Task requirements
Return each line that holds the word "this".

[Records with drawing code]
— Start —
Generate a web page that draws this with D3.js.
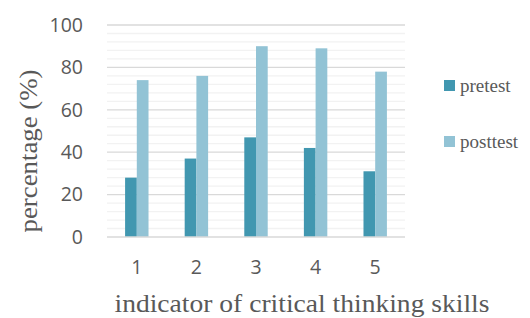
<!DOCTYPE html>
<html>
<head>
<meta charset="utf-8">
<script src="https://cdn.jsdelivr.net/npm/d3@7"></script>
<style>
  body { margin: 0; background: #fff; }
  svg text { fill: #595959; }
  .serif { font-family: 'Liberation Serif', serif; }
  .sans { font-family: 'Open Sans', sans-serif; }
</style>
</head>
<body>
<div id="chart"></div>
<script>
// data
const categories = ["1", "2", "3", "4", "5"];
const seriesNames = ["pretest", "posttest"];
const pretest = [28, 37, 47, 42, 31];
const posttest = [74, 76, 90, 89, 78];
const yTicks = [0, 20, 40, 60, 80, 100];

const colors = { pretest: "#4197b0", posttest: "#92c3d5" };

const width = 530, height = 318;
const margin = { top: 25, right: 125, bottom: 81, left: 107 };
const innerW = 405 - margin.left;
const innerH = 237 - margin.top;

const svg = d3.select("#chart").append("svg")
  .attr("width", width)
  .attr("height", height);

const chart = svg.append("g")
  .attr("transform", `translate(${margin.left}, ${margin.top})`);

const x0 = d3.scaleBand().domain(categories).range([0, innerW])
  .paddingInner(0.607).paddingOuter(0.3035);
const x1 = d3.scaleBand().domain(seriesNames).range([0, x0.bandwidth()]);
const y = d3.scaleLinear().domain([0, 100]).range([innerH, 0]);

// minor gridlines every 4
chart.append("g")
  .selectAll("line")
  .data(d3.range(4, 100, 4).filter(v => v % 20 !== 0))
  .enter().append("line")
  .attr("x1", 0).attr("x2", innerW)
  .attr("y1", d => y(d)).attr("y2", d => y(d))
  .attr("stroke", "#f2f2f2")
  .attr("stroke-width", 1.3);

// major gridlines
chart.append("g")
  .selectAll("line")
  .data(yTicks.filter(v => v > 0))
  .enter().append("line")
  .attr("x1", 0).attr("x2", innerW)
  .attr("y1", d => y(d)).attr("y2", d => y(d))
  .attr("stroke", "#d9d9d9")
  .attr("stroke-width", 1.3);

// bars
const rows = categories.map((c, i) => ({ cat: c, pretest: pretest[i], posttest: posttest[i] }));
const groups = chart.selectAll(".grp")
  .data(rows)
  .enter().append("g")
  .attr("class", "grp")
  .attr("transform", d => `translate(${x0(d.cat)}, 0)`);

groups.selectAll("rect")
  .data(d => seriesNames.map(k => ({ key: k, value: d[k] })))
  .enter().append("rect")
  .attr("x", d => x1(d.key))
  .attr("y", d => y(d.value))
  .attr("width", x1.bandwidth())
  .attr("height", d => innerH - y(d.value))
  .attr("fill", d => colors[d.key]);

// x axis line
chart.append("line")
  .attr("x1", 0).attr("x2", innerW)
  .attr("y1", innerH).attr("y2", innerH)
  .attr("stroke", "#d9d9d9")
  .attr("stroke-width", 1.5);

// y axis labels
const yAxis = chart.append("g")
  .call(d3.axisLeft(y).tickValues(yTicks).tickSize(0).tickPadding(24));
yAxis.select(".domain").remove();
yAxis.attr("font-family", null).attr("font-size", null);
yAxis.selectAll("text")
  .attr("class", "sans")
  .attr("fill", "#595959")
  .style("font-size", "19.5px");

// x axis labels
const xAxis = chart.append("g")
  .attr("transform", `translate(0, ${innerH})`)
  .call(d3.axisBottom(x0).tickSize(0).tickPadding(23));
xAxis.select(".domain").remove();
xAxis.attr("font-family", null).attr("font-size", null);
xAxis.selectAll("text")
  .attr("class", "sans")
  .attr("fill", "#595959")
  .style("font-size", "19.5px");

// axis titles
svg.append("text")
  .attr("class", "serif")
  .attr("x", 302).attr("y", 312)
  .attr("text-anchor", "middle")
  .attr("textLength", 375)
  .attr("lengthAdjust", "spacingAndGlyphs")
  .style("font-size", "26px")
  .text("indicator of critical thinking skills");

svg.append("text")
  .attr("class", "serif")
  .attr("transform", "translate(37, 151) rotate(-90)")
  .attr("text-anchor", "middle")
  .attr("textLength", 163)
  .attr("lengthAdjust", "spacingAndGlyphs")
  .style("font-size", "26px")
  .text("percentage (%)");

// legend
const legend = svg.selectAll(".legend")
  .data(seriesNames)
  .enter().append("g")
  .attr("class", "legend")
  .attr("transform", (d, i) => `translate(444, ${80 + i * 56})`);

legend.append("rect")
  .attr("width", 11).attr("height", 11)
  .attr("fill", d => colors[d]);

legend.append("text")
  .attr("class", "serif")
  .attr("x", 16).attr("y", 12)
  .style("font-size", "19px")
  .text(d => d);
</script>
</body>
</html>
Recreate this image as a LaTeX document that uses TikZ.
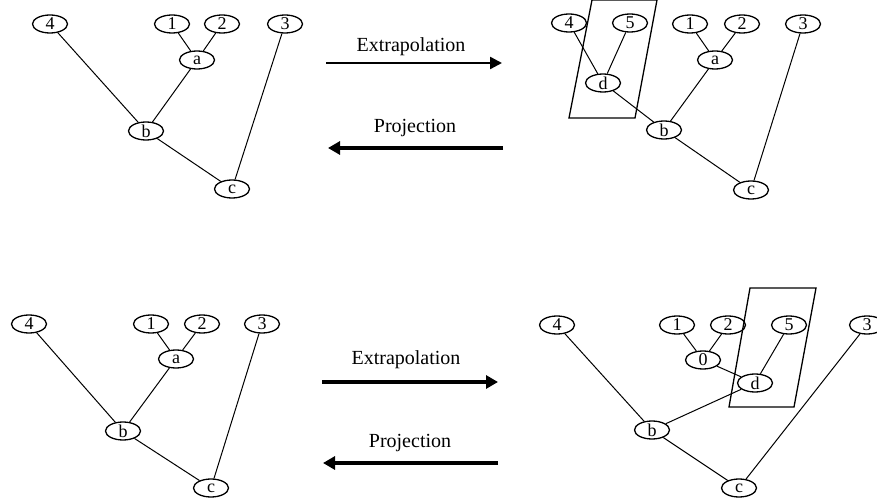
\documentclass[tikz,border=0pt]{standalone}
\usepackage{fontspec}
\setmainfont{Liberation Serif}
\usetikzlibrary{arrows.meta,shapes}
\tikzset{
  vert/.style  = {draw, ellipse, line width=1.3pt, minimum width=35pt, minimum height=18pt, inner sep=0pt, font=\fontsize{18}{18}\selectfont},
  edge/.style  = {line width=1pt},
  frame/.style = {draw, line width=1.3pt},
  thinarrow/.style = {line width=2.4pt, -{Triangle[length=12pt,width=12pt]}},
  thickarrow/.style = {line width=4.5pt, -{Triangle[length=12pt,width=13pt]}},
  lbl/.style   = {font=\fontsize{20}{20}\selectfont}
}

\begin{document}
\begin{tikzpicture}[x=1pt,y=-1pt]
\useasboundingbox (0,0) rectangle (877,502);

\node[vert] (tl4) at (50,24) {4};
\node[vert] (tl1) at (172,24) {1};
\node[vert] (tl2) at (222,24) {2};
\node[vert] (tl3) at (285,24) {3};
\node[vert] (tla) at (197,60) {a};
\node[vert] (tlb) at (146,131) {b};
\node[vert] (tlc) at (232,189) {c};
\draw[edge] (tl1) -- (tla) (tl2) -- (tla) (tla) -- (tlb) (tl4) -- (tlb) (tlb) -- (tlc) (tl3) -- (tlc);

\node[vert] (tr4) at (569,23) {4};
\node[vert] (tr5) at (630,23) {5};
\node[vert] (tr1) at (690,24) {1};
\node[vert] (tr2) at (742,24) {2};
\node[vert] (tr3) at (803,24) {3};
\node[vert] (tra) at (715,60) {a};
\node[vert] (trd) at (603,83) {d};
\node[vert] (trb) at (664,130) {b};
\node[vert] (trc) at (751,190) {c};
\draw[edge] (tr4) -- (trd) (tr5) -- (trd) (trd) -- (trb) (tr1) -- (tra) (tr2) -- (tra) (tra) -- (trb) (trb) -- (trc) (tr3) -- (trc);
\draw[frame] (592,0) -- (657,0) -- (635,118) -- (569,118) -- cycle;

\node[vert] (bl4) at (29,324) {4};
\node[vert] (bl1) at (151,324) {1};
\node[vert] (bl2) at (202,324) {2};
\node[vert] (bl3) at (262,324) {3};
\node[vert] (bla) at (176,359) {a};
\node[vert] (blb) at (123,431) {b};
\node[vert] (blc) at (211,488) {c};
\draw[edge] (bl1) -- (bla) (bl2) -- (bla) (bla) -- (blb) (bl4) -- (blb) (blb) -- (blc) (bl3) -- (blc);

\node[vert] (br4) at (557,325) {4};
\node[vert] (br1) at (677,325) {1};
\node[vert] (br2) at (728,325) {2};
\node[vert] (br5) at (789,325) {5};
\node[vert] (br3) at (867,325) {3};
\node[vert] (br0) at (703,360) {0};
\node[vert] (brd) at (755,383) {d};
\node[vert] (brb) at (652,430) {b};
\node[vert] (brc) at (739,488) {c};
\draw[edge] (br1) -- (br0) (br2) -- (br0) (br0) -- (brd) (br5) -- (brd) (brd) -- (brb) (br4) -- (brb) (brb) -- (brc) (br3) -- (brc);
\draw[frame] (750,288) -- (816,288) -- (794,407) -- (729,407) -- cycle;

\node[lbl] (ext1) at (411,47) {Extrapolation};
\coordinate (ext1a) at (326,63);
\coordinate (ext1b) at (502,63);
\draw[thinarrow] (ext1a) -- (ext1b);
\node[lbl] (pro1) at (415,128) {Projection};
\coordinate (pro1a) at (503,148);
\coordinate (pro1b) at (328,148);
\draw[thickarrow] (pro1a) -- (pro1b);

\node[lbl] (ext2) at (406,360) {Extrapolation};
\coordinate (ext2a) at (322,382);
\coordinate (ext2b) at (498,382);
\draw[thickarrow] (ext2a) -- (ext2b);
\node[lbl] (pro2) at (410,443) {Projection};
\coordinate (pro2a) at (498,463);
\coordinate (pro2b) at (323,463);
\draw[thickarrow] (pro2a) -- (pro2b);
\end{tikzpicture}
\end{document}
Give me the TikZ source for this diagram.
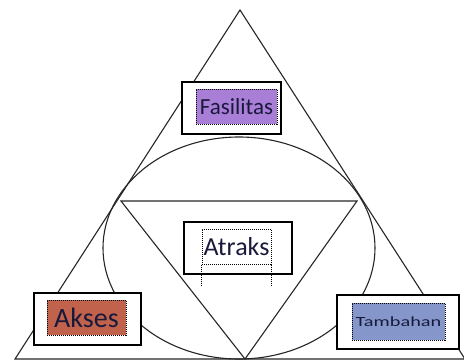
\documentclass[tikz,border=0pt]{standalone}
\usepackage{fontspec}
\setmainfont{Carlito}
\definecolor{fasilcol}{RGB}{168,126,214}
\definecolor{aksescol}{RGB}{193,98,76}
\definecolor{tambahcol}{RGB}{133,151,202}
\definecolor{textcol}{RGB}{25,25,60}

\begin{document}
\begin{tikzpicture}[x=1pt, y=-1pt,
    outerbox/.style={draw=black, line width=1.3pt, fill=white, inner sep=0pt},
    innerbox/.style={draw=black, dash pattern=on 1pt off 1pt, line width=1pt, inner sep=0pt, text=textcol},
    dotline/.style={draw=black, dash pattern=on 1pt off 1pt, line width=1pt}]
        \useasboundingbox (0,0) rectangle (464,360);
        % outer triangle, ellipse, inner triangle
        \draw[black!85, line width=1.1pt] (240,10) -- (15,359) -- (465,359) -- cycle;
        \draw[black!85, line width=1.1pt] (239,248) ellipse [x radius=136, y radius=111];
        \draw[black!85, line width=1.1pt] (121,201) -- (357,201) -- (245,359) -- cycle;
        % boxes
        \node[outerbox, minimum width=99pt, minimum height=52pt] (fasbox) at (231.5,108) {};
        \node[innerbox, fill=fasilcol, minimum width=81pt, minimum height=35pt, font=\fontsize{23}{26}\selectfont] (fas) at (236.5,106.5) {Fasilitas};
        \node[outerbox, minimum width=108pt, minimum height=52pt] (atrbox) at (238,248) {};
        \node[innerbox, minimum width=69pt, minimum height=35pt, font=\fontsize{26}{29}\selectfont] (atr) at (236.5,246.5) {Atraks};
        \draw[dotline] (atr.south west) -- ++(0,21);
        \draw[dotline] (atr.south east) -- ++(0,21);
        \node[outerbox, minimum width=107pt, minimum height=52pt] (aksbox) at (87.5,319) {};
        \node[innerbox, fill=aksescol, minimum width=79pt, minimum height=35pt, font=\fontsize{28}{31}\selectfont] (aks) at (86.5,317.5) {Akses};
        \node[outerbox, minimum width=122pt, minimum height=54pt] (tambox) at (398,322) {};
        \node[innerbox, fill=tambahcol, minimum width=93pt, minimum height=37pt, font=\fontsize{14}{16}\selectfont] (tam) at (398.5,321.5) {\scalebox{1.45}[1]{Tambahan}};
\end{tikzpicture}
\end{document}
— End —
Response to the task
Generate a web page that draws this with D3.js.
Recreate this image as a LaTeX document that uses TikZ.
Give me the TikZ source for this diagram.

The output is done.